Both the IDC and PwC have issued predictions for growth in the virtual reality and augmented reality markets.
While PwC say that VR is a “highly immature market with underdeveloped business models, flaky hardware, and lots of experimental or low-quality content,” they do see a lot of potential within the category.
As reported by VentureBeat, PwC say that 2017 will see advances in “inside out” movement tracking and lower cost headsets, two key innovations that will make a big difference to consumer-appeal and help the VR market to grow at a 69.2% CAGR over the next four years.
PwC expect 68 million VR headsets will be in use within the U.S. by 2012, with advertising revenues for VR to set grow to $4.6 billion as a result.
The IDC have issued similarly optimistic predictions for the category, issueing a forecast for triple-digit growth in 2017.
They say that two thirds of the market currently belong to the mobile-powered platforms like Samsung’s GearVR and Google’s Daydream while the HTC Vive, Oculus Rift and Sony PSVR account for the remainder.
“The VR market is still very young and consumers seem to be taking a cautious approach,” said Jitesh Ubrani senior research analyst for IDC’s Mobile Device Trackers.
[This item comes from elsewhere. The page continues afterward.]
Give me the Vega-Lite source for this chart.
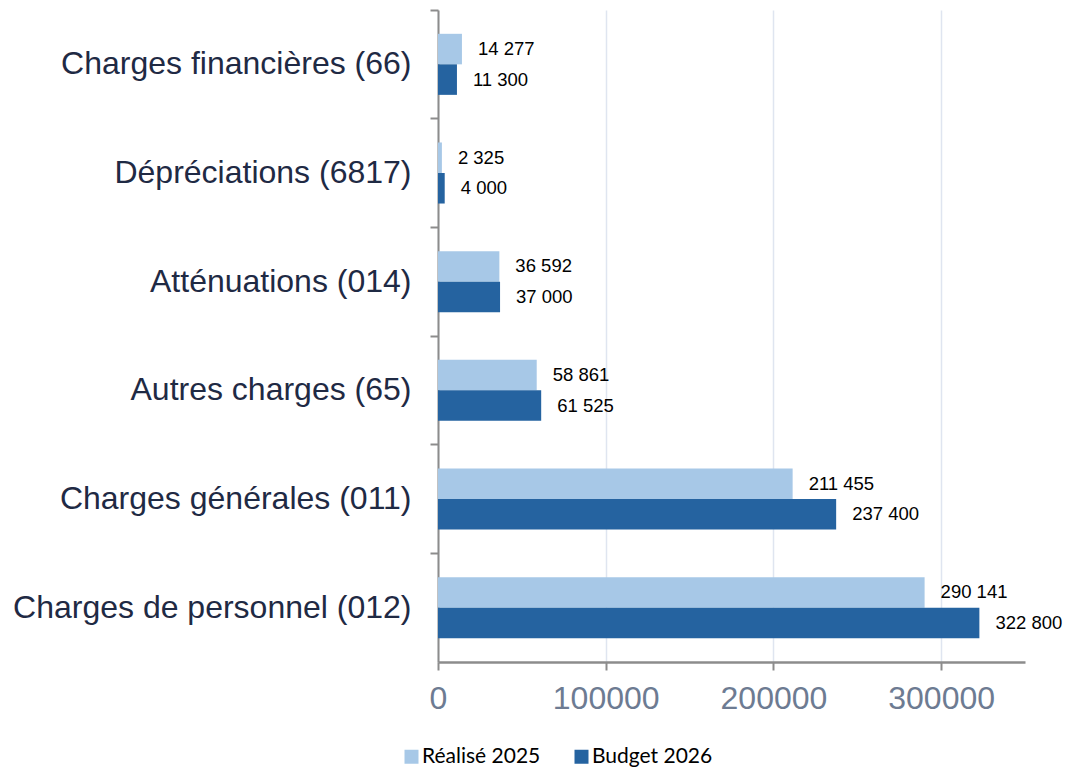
{
  "$schema": "https://vega.github.io/schema/vega-lite/v6.json",
  "autosize": "none",
  "width": 587,
  "height": 652,
  "padding": {"left": 438, "top": 10, "right": 45, "bottom": 106},
  "background": "white",
  "data": {
    "values": [
      {"cat": "Charges financières (66)", "serie": "Réalisé 2025", "val": 14277, "txt": "14 277"},
      {"cat": "Charges financières (66)", "serie": "Budget 2026", "val": 11300, "txt": "11 300"},
      {"cat": "Dépréciations (6817)", "serie": "Réalisé 2025", "val": 2325, "txt": "2 325"},
      {"cat": "Dépréciations (6817)", "serie": "Budget 2026", "val": 4000, "txt": "4 000"},
      {"cat": "Atténuations (014)", "serie": "Réalisé 2025", "val": 36592, "txt": "36 592"},
      {"cat": "Atténuations (014)", "serie": "Budget 2026", "val": 37000, "txt": "37 000"},
      {"cat": "Autres charges (65)", "serie": "Réalisé 2025", "val": 58861, "txt": "58 861"},
      {"cat": "Autres charges (65)", "serie": "Budget 2026", "val": 61525, "txt": "61 525"},
      {"cat": "Charges générales (011)", "serie": "Réalisé 2025", "val": 211455, "txt": "211 455"},
      {"cat": "Charges générales (011)", "serie": "Budget 2026", "val": 237400, "txt": "237 400"},
      {"cat": "Charges de personnel (012)", "serie": "Réalisé 2025", "val": 290141, "txt": "290 141"},
      {"cat": "Charges de personnel (012)", "serie": "Budget 2026", "val": 322800, "txt": "322 800"}
    ]
  },
  "encoding": {
    "y": {
      "field": "cat",
      "type": "nominal",
      "sort": null,
      "title": null,
      "scale": {"paddingInner": 0, "paddingOuter": 0},
      "axis": {
        "bandPosition": 0,
        "domainColor": "#8c8c8c",
        "domainWidth": 2,
        "tickColor": "#8c8c8c",
        "tickWidth": 2,
        "tickSize": 8,
        "labelFont": "Liberation Sans",
        "labelFontSize": 32,
        "labelColor": "#1f2a44",
        "labelPadding": 19,
        "labelLimit": 0
      }
    },
    "yOffset": {
      "field": "serie",
      "type": "nominal",
      "sort": ["Réalisé 2025", "Budget 2026"],
      "scale": {"paddingInner": 0, "paddingOuter": 0.78}
    },
    "x": {
      "field": "val",
      "type": "quantitative",
      "title": null,
      "scale": {"domain": [0, 350000], "nice": false},
      "axis": {
        "values": [0, 100000, 200000, 300000],
        "format": "d",
        "grid": true,
        "gridColor": "#dfe5f0",
        "gridWidth": 1.5,
        "domainColor": "#8c8c8c",
        "domainWidth": 2.5,
        "tickColor": "#8c8c8c",
        "tickWidth": 2,
        "tickSize": 8,
        "labelFlush": false,
        "labelFont": "Liberation Sans",
        "labelFontSize": 32,
        "labelColor": "#6d7b92",
        "labelPadding": 13
      }
    }
  },
  "layer": [
    {
      "mark": {"type": "bar"},
      "encoding": {
        "color": {
          "field": "serie",
          "type": "nominal",
          "sort": ["Réalisé 2025", "Budget 2026"],
          "scale": {"domain": ["Réalisé 2025", "Budget 2026"], "range": ["#a7c8e7", "#2563a0"]},
          "legend": {
            "title": null,
            "orient": "none",
            "direction": "horizontal",
            "legendX": -37,
            "legendY": 736,
            "symbolType": "square",
            "symbolSize": 196,
            "symbolStrokeWidth": 0,
            "symbolOpacity": 1,
            "labelFont": "Lato",
            "labelFontSize": 21,
            "labelColor": "#000000",
            "labelOffset": 0,
            "columnPadding": 30
          }
        }
      }
    },
    {
      "mark": {"type": "text", "align": "left", "baseline": "middle", "dx": 16, "font": "Liberation Sans", "fontSize": 18.5, "color": "#000000"},
      "encoding": {"text": {"field": "txt"}}
    }
  ],
  "config": {"view": {"stroke": null}}
}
“With plenty of headset options already in the market and even more coming soon, hardware isn’t the issue. The bigger challenge is the slow growth in content that appeals to a mass audience, combined with the confusion associated with a lack of cross-platform support.”
IDC say that Samsung’s large distribution network and its partnership with Oculus has allowed the company to take the lead in the market, despite being the only company in the top 5 to see an annual decline in shipments.
Likewise, they say that Sony’s high level of control over its own VR ecosystem likely ensures it will remain a major player in the future.